Minister of Public Health Dr. George Norton has promised a full investigation into the mishap that left 11-month-old Ethan Garnett with a broken syringe needle in his buttocks.
According to reports, the infant was taken to Fort Wellington Hospital a few weeks ago after developing a fever. It was while an injection was being administered to the child that the needle broke.
Dr. Norton on Saturday promised that the incident would attract sanctions should they be deemed necessary.
“It is not as if nothing will come of this, we are going to launch an investigation. And if sanctions are necessary, we will apply sanctions,” the Minister said.
“We don’t want this to happen again. It shouldn’t have happened in the first place and we sympathize with the family.”
Commenting on why such issues might occur in the first place, Norton said that on many occasions medical caregivers are faced with the dilemma of not having the appropriate equipment, in which cases they are forced to improvise.
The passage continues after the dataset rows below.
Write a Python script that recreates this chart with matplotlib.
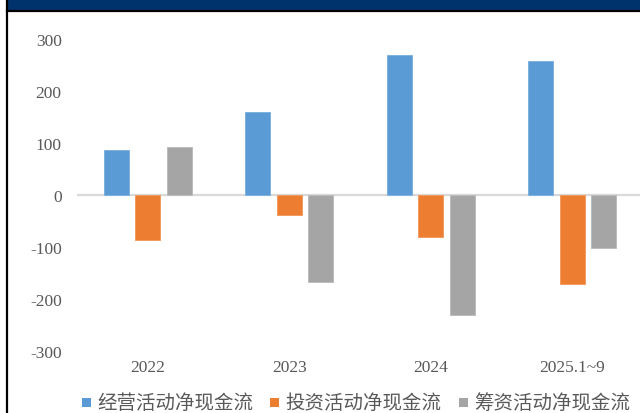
import matplotlib
matplotlib.use("Agg")
import matplotlib.pyplot as plt
from matplotlib.patches import Rectangle
from matplotlib.lines import Line2D
import numpy as np

categories = ["2022", "2023", "2024", "2025.1~9"]
series_names = ["经营活动净现金流", "投资活动净现金流", "筹资活动净现金流"]
operating = [87, 160, 269, 258]
investing = [-86, -38, -80, -172]
financing = [92, -168, -230, -102]
yticks = [-300, -200, -100, 0, 100, 200, 300]

colors = ["#5B9BD5", "#ED7D31", "#A5A5A5"]
edge_colors = ["#7FB2E0", "#F29B62", "#BDBDBD"]
text_color = "#595959"

W, H = 640, 414
fig = plt.figure(figsize=(W / 100, H / 100), dpi=100)
fig.patch.set_facecolor("white")

ax = fig.add_axes([77 / W, 1 - 352 / H, (643 - 77) / W, (352 - 40) / H])
ax.set_facecolor("white")

x = np.arange(len(categories))
width = 0.177
offset = 0.223
for i, vals in enumerate([operating, investing, financing]):
    ax.bar(x + (i - 1) * offset, vals, width=width, color=colors[i],
           edgecolor=edge_colors[i], linewidth=0.7, zorder=3)

ax.axhline(0, color="#D9D9D9", linewidth=1.6, zorder=2)
ax.set_xlim(-0.5, 3.5)
ax.set_ylim(-300, 300)
for s in ax.spines.values():
    s.set_visible(False)

ax.set_yticks(yticks)
ax.set_yticklabels([str(v) for v in yticks], fontfamily="Liberation Serif",
                   fontsize=12.5, color=text_color)
ax.set_xticks(x)
ax.set_xticklabels(categories, fontfamily="Liberation Serif",
                   fontsize=12.5, color=text_color)
ax.tick_params(axis="y", length=0, pad=11)
ax.tick_params(axis="x", length=0, pad=6)

# legend row drawn in figure pixels
leg_y = 1 - 403.5 / H
sq = 9
for i, (name, left) in enumerate(zip(series_names, [82, 270, 459])):
    fig.patches.append(Rectangle((left / W, leg_y - sq / 2 / H), sq / W, sq / H,
                                 transform=fig.transFigure, facecolor=colors[i],
                                 edgecolor="none"))
    fig.text((left + sq + 6) / W, leg_y, name, ha="left", va="center",
             fontsize=14, color=text_color,
             family=["Noto Sans CJK SC", "DejaVu Sans"])

# header band and frame
fig.patches.append(Rectangle((7 / W, 1 - 11 / H), (W - 7) / W, 11 / H,
                             transform=fig.transFigure, facecolor="#00336B",
                             edgecolor="none"))
fig.lines.append(Line2D([7 / W, 1], [1 - 12 / H, 1 - 12 / H],
                        transform=fig.transFigure, color="black", linewidth=1.6))
fig.lines.append(Line2D([7 / W, 7 / W], [0, 1],
                        transform=fig.transFigure, color="black", linewidth=1.6))

fig.savefig("out.png", dpi=100)
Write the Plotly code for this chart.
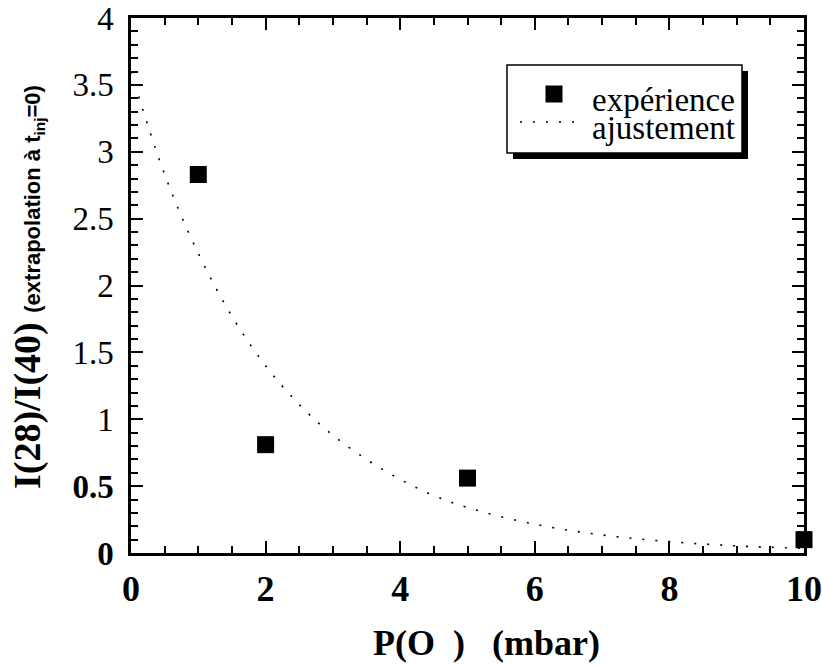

It is this, Norton suggested, that will oftentimes lead to mishaps such as with Ethan Garnett. It is never an easy decision to improvise, according to the Minister, but in most cases there is no other choice.
The infant’s father, Carlos Garnett of Lot 7 Number 23 Village, West Coast Berbice said that his mother-in-law and sister had taken his son to the hospital after he developed a fever on August 08, last.
The father explained that after the child was seen by a doctor at the health institution, a nurse was instructed to administer an injection to him.
According to the aggrieved parent, the child’s grandmother observed that the needle was missing when the syringe was extracted. When she asked the nurse what had happened to the needle, the nurse had informed them it fell to the ground. “So my sister told her to find it,” Garnett recounted.
Reports indicate that after some hesitation, the nurse called out for the doctor who then referred the infant to the New Amsterdam Hospital to have an X-ray done.
“He (the child) was admitted at that hospital for a night after the X-ray revealed that the needle was inside his buttocks, and then he was transferred to the Georgetown Public Hospital Corporation,” the father said.
It is understood that another X-ray was done at the GPHC, after which the father was advised to take the child home and return two days later.
“I did not go back to that hospital; I went to a private hospital instead, because it was a lot of waiting,” according to Garnett
Kaieteur News was told that at the private hospital, Garnett was informed that if the needle is removed, it can result in further injury.
And this is a view that the Minister of Health has maintained, noting at a subsequent press conference that it was a medical decision not to remove the needle.
“In spite of all the different hospitals and medical doctors that they (the infant’s parents) have seen, all of them (doctors) coincided with the management of this case and the management is to leave it (needle) where it is – it was a medical decision,” the Minister had said.
The Minister had also announced that following the mishap, nurses would be placed under more supervision to prevent similar occurrences.